Performance analysis of multi-well EGS system based on unique network structure — Voronoi fractures

Abstract

Fracture network is an important factor in the utilization of geothermal energy, its composition and structure have an important influence on the development of geothermal energy. As a component of EGS system, fractures have various forms. Therefore, this paper studies the influence of fracture morphology on reservoir heat extraction. The Voronoi is used to describe the unique network structure and is applied to geothermal development system as a form of fracture network. Therefore, a THM coupled EGS model with Voronoi fractures is established to observe its thermal extraction performance. In present work, the effects of fracture block numbers, well length, well spacing, injection mass flow rate and injection temperature on the thermal extraction performance of EGS system are numerically investigated.

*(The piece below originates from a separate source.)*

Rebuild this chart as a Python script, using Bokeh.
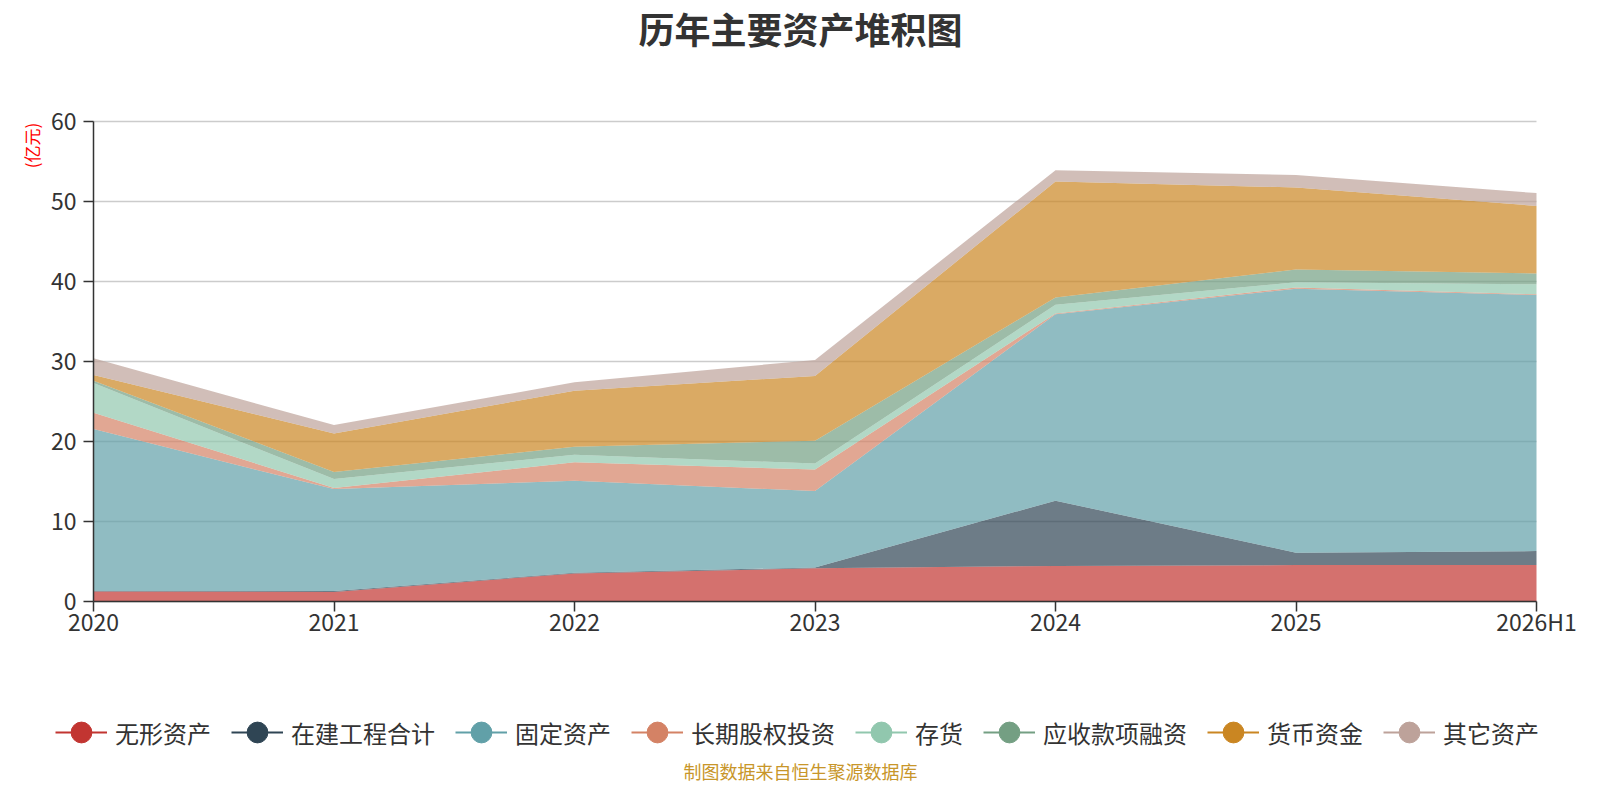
from math import pi
from bokeh.plotting import figure, ColumnDataSource
from bokeh.models import Range1d, FixedTicker, Legend, LegendItem, Label, Grid
from bokeh.embed import file_html
from bokeh.resources import INLINE

categories = ["2020", "2021", "2022", "2023", "2024", "2025", "2026H1"]
series_names = ["无形资产", "在建工程合计", "固定资产", "长期股权投资", "存货", "应收款项融资", "货币资金", "其它资产"]
wuxing = [1.25, 1.2, 3.5, 4.15, 4.45, 4.55, 4.55]
zaijian = [0.05, 0.1, 0.1, 0.1, 8.15, 1.55, 1.75]
guding = [20.25, 12.75, 11.5, 9.55, 23.3, 33.0, 32.0]
changqi = [2.05, 0.15, 2.3, 2.7, 0.1, 0.15, 0.1]
cunhuo = [3.7, 1.1, 0.95, 0.75, 1.1, 0.65, 1.25]
yingshou = [0.3, 0.9, 1.0, 2.85, 0.9, 1.6, 1.35]
huobi = [0.7, 4.8, 7.0, 8.1, 14.5, 10.25, 8.45]
qita = [2.1, 1.05, 1.05, 2.0, 1.4, 1.55, 1.6]
y_ticks = [0, 10, 20, 30, 40, 50, 60]

colors = ["#c23531", "#2f4554", "#61a0a8", "#d48265", "#91c7ae", "#749f83", "#ca8622", "#bda29a"]
FONT = "Noto Sans CJK SC"

W, H = 1584, 784
# plot area in canvas pixels (from top-left)
LEFT, RIGHT, TOP, BOTTOM = 93, 1536, 121, 601
n = len(categories)
y_max = y_ticks[-1]
px_x = (RIGHT - LEFT) / (n - 1)
px_y = (BOTTOM - TOP) / y_max

keys = ["wuxing", "zaijian", "guding", "changqi", "cunhuo", "yingshou", "huobi", "qita"]
source = ColumnDataSource(dict(
    x=list(range(n)),
    wuxing=wuxing, zaijian=zaijian, guding=guding, changqi=changqi,
    cunhuo=cunhuo, yingshou=yingshou, huobi=huobi, qita=qita,
))

# the frame covers the whole canvas; axes are pinned at the data origin
p = figure(width=W, height=H, output_backend="svg", toolbar_location=None,
           x_range=Range1d(-LEFT / px_x, (n - 1) + (W - RIGHT) / px_x),
           y_range=Range1d(-(H - BOTTOM) / px_y, y_max + TOP / px_y),
           min_border=0)
p.title.visible = False
p.outline_line_color = None
p.background_fill_color = "white"

# horizontal grid lines only across the plotting area
p.xgrid.visible = False
use_grid = "cross_bounds" in Grid.properties()
if use_grid:
    p.ygrid.cross_bounds = (0, n - 1)
    p.ygrid.grid_line_color = "#cccccc"
    p.ygrid.grid_line_width = 1.5
else:
    p.ygrid.visible = False
    p.segment(x0=0, x1=n - 1, y0=y_ticks, y1=y_ticks, line_color="#cccccc", line_width=1.5)

p.varea_stack(stackers=keys, x="x", color=colors, fill_alpha=0.7, source=source)

# axes
p.xaxis.ticker = FixedTicker(ticks=list(range(n)))
p.xaxis.major_label_overrides = {i: c for i, c in enumerate(categories)}
p.yaxis.ticker = FixedTicker(ticks=y_ticks)
p.xaxis.fixed_location = 0
p.yaxis.fixed_location = 0
p.xaxis.bounds = (0, n - 1)
p.yaxis.bounds = (0, y_max)
for ax in (p.xaxis, p.yaxis):
    ax.axis_line_color = "#333333"
    ax.axis_line_width = 1.5
    ax.major_tick_line_color = "#333333"
    ax.major_tick_line_width = 1.5
    ax.major_tick_in = 0
    ax.major_tick_out = 10
    ax.minor_tick_line_color = None
    ax.major_label_text_font = FONT
    ax.major_label_text_font_size = "23px"
    ax.major_label_text_color = "#333333"
p.xaxis.major_label_standoff = -8
p.yaxis.major_label_standoff = 7

# legend with line + circle icons (renderers hold only NaN, so nothing shows in the plot)
nan = float("nan")
items = []
for name, c in zip(series_names, colors):
    rl = p.line(x=[nan, nan], y=[nan, nan], line_color=c, line_width=2)
    rs = p.scatter(x=[nan], y=[nan], size=22, fill_color=c, line_color=c)
    items.append(LegendItem(label=name, renderers=[rl, rs]))
legend = Legend(items=items, orientation="horizontal", location=(55, 26),
                glyph_width=52, glyph_height=52, label_standoff=8, spacing=20,
                padding=0, margin=0, border_line_alpha=0, background_fill_alpha=0,
                label_text_font=FONT, label_text_font_size="24px", label_text_color="#333333")
p.add_layout(legend)

# texts (screen units, measured from the canvas bottom-left)
p.add_layout(Label(x=800, y=H - 27, x_units="screen", y_units="screen",
                   text="历年主要资产堆积图", text_font=FONT, text_font_size="36px",
                   text_font_style="bold", text_color="#333333",
                   text_align="center", text_baseline="middle"))
p.add_layout(Label(x=31, y=H - 145, x_units="screen", y_units="screen", angle=pi / 2,
                   text="(亿元)", text_font=FONT, text_font_size="17px", text_color="#ff0000",
                   text_align="center", text_baseline="middle"))
p.add_layout(Label(x=800, y=14, x_units="screen", y_units="screen",
                   text="制图数据来自恒生聚源数据库", text_font=FONT, text_font_size="18px",
                   text_color="#c8962a", text_align="center", text_baseline="middle"))

open("out.html", "w").write(file_html(p, INLINE))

The results show that the model has higher production temperature when the number of Voronoi blocks is 77, and the production temperature in the 30th year is 494.01 K. The influence of the change of well spacing on the production temperature of the model is more obvious than that of the change of well length. At the same time, the longer the well length, the smaller the injection pressure, the stronger the connectivity between the injection and production wells, and the narrower the end of the injection well in the temperature diagram. Furthermore, the increase of injection mass flow rate reduces the production temperature of the model, when the injection mass flow rate increases from 80 kg/s to 140 kg/s, the production temperature decreases from 494.01 K to 450.99 K. However, because the increase of the total injection mass flow rate, the large mass flow rate still has a high heat extraction ratio. The higher the injection temperature is, the smaller the pressure difference between injection wells and production wells is. The temperature changes the permeability and liquid viscosity of the reservoir, thereby reducing the pressure difference. In addition, with the increase of injection wells, the production temperature of the model increases, and the injection pressure decreases. However, the pressure difference between injection wells and production wells increases, indicating that the pressure of production wells is large, so the production cost increases. Therefore, in the actual production situation, reasonable selection of geothermal operation parameters should consider the operation cost and the difficulty of development.